Author Vera Corradini-Cleary (centre) with Clara and Mario Commazzetto, of Tarrawanna, at the launch of I Nonni: La Storia Nostra, which carries migration stories across generations. Picture: GREG TOTMAN
Author Vera Corradini-Cleary (centre) with Clara and Mario Commazzetto, of Tarrawanna, at the launch of I Nonni: La Storia Nostra, which carries migration stories across generations. Picture: GREG TOTMAN

Illawarra Italian teacher Vera Corradini-Cleary was determined to remind Illawarra descendants of Italian migrants of sacrifices their ancestors made for future generations.

"The first lot shed blood, sweat and tears to help their children but as the next generations succeed, they sometimes forget the efforts of the past," she said.

Her book, I Nonni: La Storia Nostra, is a compilation of 120 interviews and storytelling between Italian grandparents and grandchildren inspired by Ms Corradini-Cleary's time teaching Italian at high school.

"When I teach, I ask how many people have Italian grandparents and the hands go up every time, so I would ask where their grandparents were from and what their name was and they wouldn't know," she said.

"In only two generations that had been forgotten and that's when I thought we needed to get a conversation happening between the grandparents and grandchildren."
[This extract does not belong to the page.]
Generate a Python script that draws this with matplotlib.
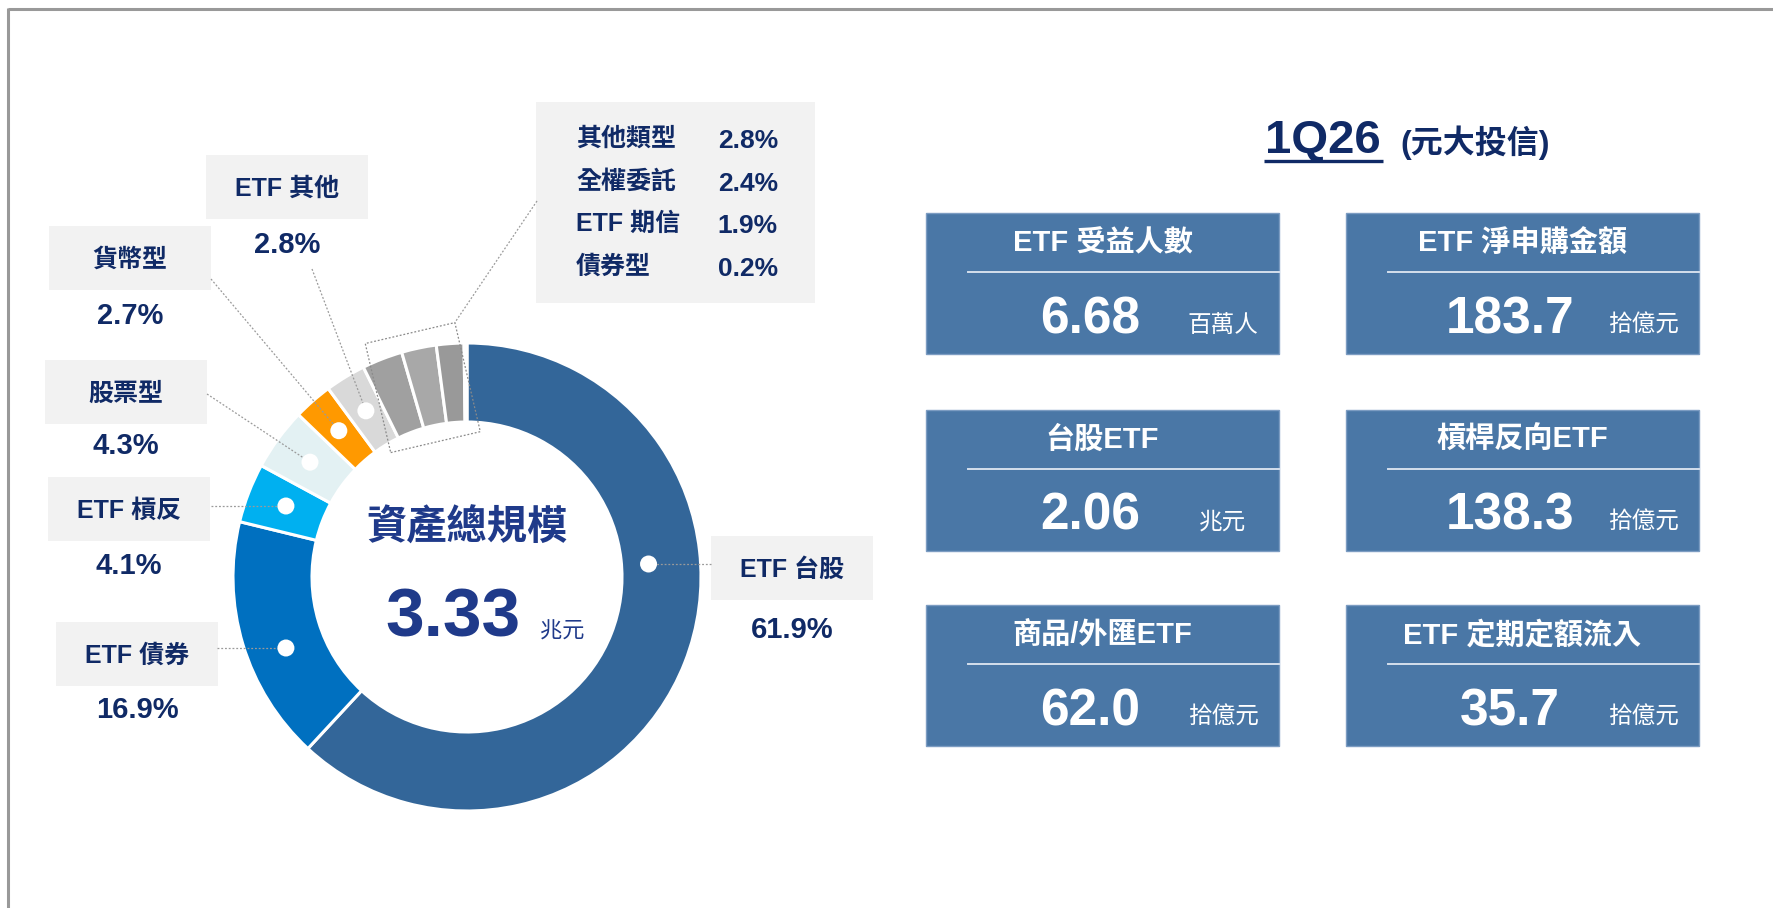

The interviews focus on tales of leaving the homeland, migrating to a foreign country and starting a life in the Illawarra.

Students from Holy Spirit College, Wollongong High and Tafe submitted interviews, with some taking on a sad significance.

"Because the book took five years to put together, many of the grandparents have passed away so we have lots of students saying how glad they were to have learnt more about nonna or nonno and how grateful they are that their memory lives on in the book," Ms Corradini-Cleary said.

Some entries are personal tales of migration hardship written in Italian to preserve authentic expressions and a sense of humour that may be lost in translation.

"A few chose to write in Italian because otherwise they would have to write it in simplistic English, while some didn't want to translate it because they said if my grandkids want to find out what my life was like, they should learn the language first," she said.

The book is also meant to serve as a reminder of the cyclical nature of migration, with each generation contributing more thanks to the sacrifices of the last.